Beacon vs Odyssey: Rebuttal
Let me begin by saying I love the Beacon. The Beacon was one of the first campus organizations I joined my freshman year, two whole years before the Odyssey even came to the Wilkes Campus, and I wrote and edited for the Beacon long before the Odyssey came into my life. In the spring of 2015, I took second place for my opinion columns in the PA News Media Keystone Press Awards for college publications.

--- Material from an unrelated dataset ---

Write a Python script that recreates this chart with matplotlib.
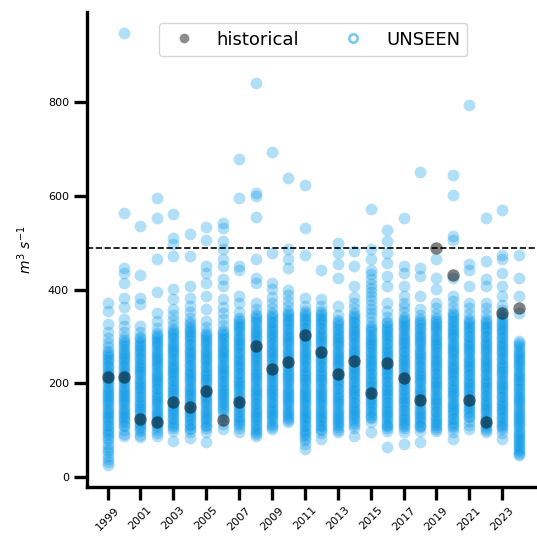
import matplotlib
matplotlib.use("Agg")
import matplotlib.pyplot as plt
from matplotlib.lines import Line2D
import numpy as np

# data (m3/s)
years = [1999, 2000, 2001, 2002, 2003, 2004, 2005, 2006, 2007, 2008, 2009, 2010, 2011,
         2012, 2013, 2014, 2015, 2016, 2017, 2018, 2019, 2020, 2021, 2022, 2023, 2024]

historical = [213, 214, 124, 118, 160, 149, 183, 122, 160, 280, 230, 246, 303,
              266, 221, 247, 179, 243, 211, 164, 489, 431, 165, 118, 351, 361]

u1999 = [372, 355, 326, 309, 296, 287, 278, 270,
         265, 261, 256, 252, 247, 243, 238, 234, 229, 225, 220, 216, 211, 207, 202, 198, 193, 189, 184, 180,
         175, 171, 166, 162, 157, 153, 148, 144, 139, 135, 130, 126, 121, 117, 112, 108, 103, 99, 94, 90,
         84, 78, 71, 64, 58, 53, 45, 39, 32, 25]
u2000 = [947, 564, 447, 436, 415, 383, 362, 337, 322, 310, 300,
         292, 288, 283, 279, 274, 270, 265, 261, 256, 252, 247, 243, 238, 234, 229, 225, 220, 216, 211, 207,
         202, 198, 193, 189, 184, 180, 175, 171, 166, 162, 157, 153, 148, 144, 139, 135, 130, 126, 121, 117,
         112, 108, 100, 92, 87]
u2001 = [537, 431, 383, 369, 323, 310,
         300, 296, 291, 287, 282, 278, 273, 269, 264, 260, 255, 251, 246, 242, 237, 233, 228, 224, 219, 215,
         210, 206, 201, 197, 192, 188, 183, 179, 174, 170, 165, 161, 156, 152, 147, 143, 138, 134, 129, 125,
         120, 116, 111, 107, 102, 98, 90, 85]
u2002 = [596, 554, 465, 394, 351, 333, 318,
         308, 304, 299, 295, 290, 286, 281, 277, 272, 268, 263, 259, 254, 250, 245, 241, 236, 232, 227, 223,
         218, 214, 209, 205, 200, 196, 191, 187, 182, 178, 173, 169, 164, 160, 155, 151, 146, 142, 137, 133,
         128, 124, 119, 115, 110, 106, 101, 95, 88]
u2003 = [561, 511, 497, 472, 401, 380, 358, 345, 335, 325,
         316, 312, 307, 303, 298, 294, 289, 285, 280, 276, 271, 267, 262, 258, 253, 249, 244, 240, 235, 231,
         226, 222, 217, 213, 208, 204, 199, 195, 190, 186, 181, 177, 172, 168, 163, 159, 154, 150, 145, 141,
         136, 132, 127, 123, 118, 114, 109, 105, 99, 77]
u2004 = [519, 472, 408, 383, 365, 352, 340,
         330, 326, 321, 317, 312, 308, 303, 299, 294, 290, 285, 281, 276, 272, 267, 263, 258, 254, 249, 245,
         240, 236, 231, 227, 222, 218, 213, 209, 204, 200, 195, 191, 186, 182, 177, 173, 168, 164, 159, 155,
         150, 146, 141, 137, 132, 128, 123, 119, 114, 110, 105, 102, 96, 83]
u2005 = [534, 507, 451, 436, 415, 387, 358, 333, 320,
         310, 306, 301, 297, 292, 288, 283, 279, 274, 270, 265, 261, 256, 252, 247, 243, 238, 234, 229, 225,
         220, 216, 211, 207, 202, 198, 193, 189, 184, 180, 175, 171, 166, 162, 157, 153, 148, 144, 139, 135,
         130, 126, 121, 117, 112, 108, 104, 96, 74]
u2006 = [543, 532, 504, 486, 465, 451, 422, 408, 380, 362, 350, 338, 325,
         314, 310, 305, 301, 296, 292, 287, 283, 278, 274, 269, 265, 260, 256, 251, 247, 242, 238, 233, 229,
         224, 220, 215, 211, 206, 202, 197, 193, 188, 184, 179, 175, 170, 166, 161, 157, 152, 148, 143,
         136, 128, 113, 102]
u2007 = [678, 596, 451, 443, 387, 372, 352,
         340, 336, 331, 327, 322, 318, 313, 309, 304, 300, 295, 291, 286, 282, 277, 273, 268, 264, 259, 255,
         250, 246, 241, 237, 232, 228, 223, 219, 214, 210, 205, 201, 196, 192, 187, 183, 178, 174, 169, 165,
         160, 156, 151, 147, 142, 138, 133, 129, 124, 120, 115, 112, 104, 96]
u2008 = [841, 607, 600, 556, 465, 426, 415, 372, 358,
         348, 344, 339, 335, 330, 326, 321, 317, 312, 308, 303, 299, 294, 290, 285, 281, 276, 272, 267, 263,
         258, 254, 249, 245, 240, 236, 231, 227, 222, 218, 213, 209, 204, 200, 195, 191, 186, 182, 177, 173,
         168, 164, 159, 155, 150, 146, 141, 137, 132, 128, 123, 119, 114, 110, 105, 101, 96, 92, 88]
u2009 = [693, 479, 415, 401, 385, 372, 360,
         350, 346, 341, 337, 332, 328, 323, 319, 314, 310, 305, 301, 296, 292, 287, 283, 278, 274, 269, 265,
         260, 256, 251, 247, 242, 238, 233, 229, 224, 220, 215, 211, 206, 202, 197, 193, 188, 184, 179, 175,
         170, 166, 161, 157, 152, 148, 143, 139, 134, 130, 125, 121, 116, 112, 106, 103]
u2010 = [639, 486, 465, 447, 400, 388, 376, 365,
         355, 351, 346, 342, 337, 333, 328, 324, 319, 315, 310, 306, 301, 297, 292, 288, 283, 279, 274, 270,
         265, 261, 256, 252, 247, 243, 238, 234, 229, 225, 220, 216, 211, 207, 202, 198, 193, 189, 184, 180,
         175, 171, 166, 162, 157, 153, 148, 144, 139, 135, 130, 126, 121, 117]
u2011 = [623, 532, 475, 383, 365,
         355, 351, 346, 342, 337, 333, 328, 324, 319, 315, 310, 306, 301, 297, 292, 288, 283, 279, 274, 270,
         265, 261, 256, 252, 247, 243, 238, 234, 229, 225, 220, 216, 211, 207, 202, 198, 193, 189, 184, 180,
         175, 171, 166, 162, 157, 153, 148, 144, 139, 135, 130, 126, 121, 117, 112, 108, 103, 99, 94, 90,
         84, 78, 70, 60]
u2012 = [443, 380, 365,
         355, 351, 346, 342, 337, 333, 328, 324, 319, 315, 310, 306, 301, 297, 292, 288, 283, 279, 274, 270,
         265, 261, 256, 252, 247, 243, 238, 234, 229, 225, 220, 216, 211, 207, 202, 198, 193, 189, 184, 180,
         175, 171, 166, 162, 157, 153, 148, 144, 139, 135, 130, 126, 121, 117, 112, 108, 103, 100, 94, 81]
u2013 = [500, 479, 454, 426, 365, 345,
         335, 331, 326, 322, 317, 313, 308, 304, 299, 295, 290, 286, 281, 277, 272, 268, 263, 259, 254, 250,
         245, 241, 236, 232, 227, 223, 218, 214, 209, 205, 200, 196, 191, 187, 182, 178, 173, 169, 164, 160,
         155, 151, 146, 142, 137, 133, 128, 124, 119, 115, 110, 106, 100, 96]
u2014 = [483, 451, 408, 385, 372, 360,
         350, 346, 341, 337, 332, 328, 323, 319, 314, 310, 305, 301, 296, 292, 287, 283, 278, 274, 269, 265,
         260, 256, 251, 247, 242, 238, 233, 229, 224, 220, 215, 211, 206, 202, 197, 193, 188, 184, 179, 175,
         170, 166, 161, 157, 152, 148, 143, 139, 134, 130, 125, 121, 116, 112, 105, 88]
u2015 = [573, 486, 465, 443, 433, 423, 413, 404, 395, 386, 377, 368, 359, 350, 341, 332,
         322, 318, 313, 309, 304, 300, 295, 291, 286, 282, 277, 273, 268, 264, 259, 255, 250, 246, 241, 237,
         232, 228, 223, 219, 214, 210, 205, 201, 196, 192, 187, 183, 178, 174, 169, 165, 160, 156, 151, 147,
         142, 138, 133, 129, 126, 118, 96]
u2016 = [527, 504, 479, 458, 429, 408, 372, 355, 342,
         332, 328, 323, 319, 314, 310, 305, 301, 296, 292, 287, 283, 278, 274, 269, 265, 260, 256, 251, 247,
         242, 238, 233, 229, 224, 220, 215, 211, 206, 202, 197, 193, 188, 184, 179, 175, 170, 166, 161, 157,
         152, 148, 143, 139, 134, 130, 125, 121, 116, 112, 108, 104, 98, 65]
u2017 = [552, 451, 436, 408, 387, 372, 362, 352,
         342, 338, 333, 329, 324, 320, 315, 311, 306, 302, 297, 293, 288, 284, 279, 275, 270, 266, 261, 257,
         252, 248, 243, 239, 234, 230, 225, 221, 216, 212, 207, 203, 198, 194, 189, 185, 180, 176, 171, 167,
         162, 158, 153, 149, 144, 140, 135, 131, 126, 122, 117, 113, 108, 104, 96, 71]
u2018 = [651, 447, 429, 387, 358, 347,
         337, 333, 328, 324, 319, 315, 310, 306, 301, 297, 292, 288, 283, 279, 274, 270, 265, 261, 256, 252,
         247, 243, 238, 234, 229, 225, 220, 216, 211, 207, 202, 198, 193, 189, 184, 180, 175, 171, 166, 162,
         157, 153, 148, 144, 139, 135, 130, 126, 121, 117, 112, 108, 106, 98, 74]
u2019 = [466, 426, 401, 372, 360, 349,
         340, 336, 331, 327, 322, 318, 313, 309, 304, 300, 295, 291, 286, 282, 277, 273, 268, 264, 259, 255,
         250, 246, 241, 237, 232, 228, 223, 219, 214, 210, 205, 201, 196, 192, 187, 183, 178, 174, 169, 165,
         160, 156, 151, 147, 142, 138, 133, 129, 124, 120, 115, 111, 106, 102, 98]
u2020 = [644, 603, 514, 507, 426, 387, 375, 363,
         352, 348, 343, 339, 334, 330, 325, 321, 316, 312, 307, 303, 298, 294, 289, 285, 280, 276, 271, 267,
         262, 258, 253, 249, 244, 240, 235, 231, 226, 222, 217, 213, 208, 204, 199, 195, 190, 186, 181, 177,
         172, 168, 163, 159, 154, 150, 145, 141, 136, 132, 127, 123, 118, 114, 109, 104, 96, 81]
u2021 = [795, 454, 443, 408, 372, 360, 348,
         338, 334, 329, 325, 320, 316, 311, 307, 302, 298, 293, 289, 284, 280, 275, 271, 266, 262, 257, 253,
         248, 244, 239, 235, 230, 226, 221, 217, 212, 208, 203, 199, 194, 190, 185, 181, 176, 172, 167, 163,
         158, 154, 149, 145, 140, 136, 131, 128, 120, 112, 103]
u2022 = [552, 461, 422, 408, 372, 360, 348,
         338, 334, 329, 325, 320, 316, 311, 307, 302, 298, 293, 289, 284, 280, 275, 271, 266, 262, 257, 253,
         248, 244, 239, 235, 230, 226, 221, 217, 212, 208, 203, 199, 194, 190, 185, 181, 176, 172, 167, 163,
         158, 154, 149, 145, 140, 136, 131, 127, 122, 118, 113, 109, 104, 100, 96]
u2023 = [570, 475, 465, 436, 408, 387, 368, 356,
         345, 341, 336, 332, 327, 323, 318, 314, 309, 305, 300, 296, 291, 287, 282, 278, 273, 269, 264, 260,
         255, 251, 246, 242, 237, 233, 228, 224, 219, 215, 210, 206, 201, 197, 192, 188, 183, 179, 174, 170,
         165, 161, 156, 152, 147, 143, 138, 134, 129, 125, 120, 116, 111, 107, 102, 94, 81]
u2024 = [473, 426, 387, 351,
         290, 286, 281, 277, 272, 268, 263, 259, 254, 250, 245, 241, 236, 232, 227, 223, 218, 214, 209, 205,
         200, 196, 191, 187, 182, 178, 173, 169, 164, 160, 155, 151, 146, 142, 137, 133, 128, 124, 119, 115,
         110, 106, 101, 97, 92, 88, 83, 79, 74, 70, 66, 62, 58, 54, 50, 46]

unseen = [u1999, u2000, u2001, u2002, u2003, u2004, u2005, u2006, u2007, u2008, u2009, u2010, u2011,
          u2012, u2013, u2014, u2015, u2016, u2017, u2018, u2019, u2020, u2021, u2022, u2023, u2024]

blue = '#0095e8'

fig = plt.figure(figsize=(5.37, 5.41), dpi=100)
ax = fig.add_axes([0.162, 0.1, 0.842, 0.878])

for yr, vals in zip(years, unseen):
    ax.scatter(np.full(len(vals), yr), vals, s=72, color=blue, alpha=0.3, linewidths=0)
ax.scatter(years, historical, s=80, color='k', alpha=0.5, linewidths=0)

ax.axhline(np.max(historical), color='k', linestyle='--', linewidth=1.2)

ax.set_xticks(years[::2])
ax.set_xticklabels([str(y) for y in years[::2]], rotation=45, fontsize=8)
ax.set_yticks([0, 200, 400, 600, 800])
ax.tick_params(axis='y', labelsize=8)
ax.tick_params(length=9.5, width=2.4)
ax.set_ylabel('$m^3\\ s^{-1}$', fontsize=10, labelpad=10)

for side in ['top', 'right']:
    ax.spines[side].set_visible(False)
for side in ['left', 'bottom']:
    ax.spines[side].set_linewidth(2.4)

handles = [
    Line2D([0], [0], marker='o', linestyle='none', markersize=7,
           markerfacecolor='k', markeredgecolor='none', alpha=0.45),
    Line2D([0], [0], marker='o', linestyle='none', markersize=6, markeredgewidth=1.8,
           markerfacecolor='white', markeredgecolor=(0.0, 0.6, 0.9, 0.55)),
]
ax.legend(handles, ['historical', 'UNSEEN'], loc='upper center', ncol=2, fontsize=13,
          bbox_to_anchor=(0.5, 0.995), columnspacing=2.0)

plt.savefig('out.png', dpi=100)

I’ve been the Editor-in-Chief for the Wilkes University chapter of the Odyssey Online for almost six months, a quarter of the time I spent working for the Beacon. I’m highly involved in campus-only media; as the Executive Editor of the Manuscript literary magazine and a continuing copy editor for the Beacon, I pride myself on staying involved in campus publications whenever I can. That being said, the Beacon being threatened by the Odyssey was more amusing to me than upsetting.
The Beacon is primarily campus print media. Well organized, well written print media, but inherently limited to the Wilkes community. There are many quality pieces published in the Beacon every week, but the primary readership is within the few blocks that make up Wilkes University. The Odyssey barely compares. It’s a bigger organization, run out of New York, New York, with localized communities all over the United States.
Our media exists only online, with a clean, user-friendly interface making it easy to find articles on whatever topic you choose. It’s a very different platform from a print newspaper, with over 80 percent of readers viewing articles on mobile devices. One of the major complaints Gabby’s editorial proposed was the issue of social sharing. At the Odyssey, social sharing is at the heart of our organization – every article needs to be shared on multiple platforms including Facebook, Twitter, Reddit and many other popular media outlets.
The Beacon’s major source of readership is the newspaper stand, located in various places around campus, where Beacons are placed every week for students, faculty, and staff to pick up and read. “Are overshared listicles and “Dear Future Boyfriend” articles overtaking Facebook feeds and pushing traditional campus media outlets out of the way?” Well, yes, you could put it that way – but then again the Beacon doesn’t have a foot to stand on when 87 percent of Odyssey’s traffic is generated by organic (person-to-person) social sharing, while the Beacon authors almost never share their articles online. I find it difficult to understand why the Beacon feels as if “it’s being overshadowed by online socialized media” when the Beacon barely runs online now, the WordPress website puttering along like a nineties station wagon – getting the job done.
Of course the Odyssey has more online traffic – we’re an online publication with a beautiful website. The Beacon isn’t as easy to access as the Odyssey for creators either – as a commuter who spent two years taking the bus to and from school, working three jobs in addition to academics made nighttime Beacon meetings nearly impossible for me to attend, and it got harder and harder to create regular content completely on my own. Odyssey requires commitment, but it’s a lot easier to submit entirely online and not worry about a time commitment on campus.
No offense to the Beacon and the hard work this team puts into the paper, but Odyssey isn’t in the same weight class as you. The Beacon is the only one who sees Odyssey as a competitor; to any outsider, our two publications aren’t comparable. We’re a national publication, edited from NYC, reaching over thirty million people all over the world. We’re no more a threat to campus media than Buzzfeed. To the former Odyssey creators who prefer the Beacon: more power to you, but your reform has already happened. Some of the former creators from the Beacon were working during my time as EIC, and some were let go due to a lack of commitment.
My current team of nine creators is dedicated, putting out quality content week-by-week without limitations by section or topic. Charlsley Carey, the Editor-In-Chief for the Midlothian, VA community, said “I had always loved writing, but I didn’t want it to something too serious… I wanted something where I could write about whatever I wanted with no real limitations or censorship. At Odyssey I not only discovered I was actually not too shabby with coming up with topics and writing, but I fell in love with it as well.” That’s what we’re all about.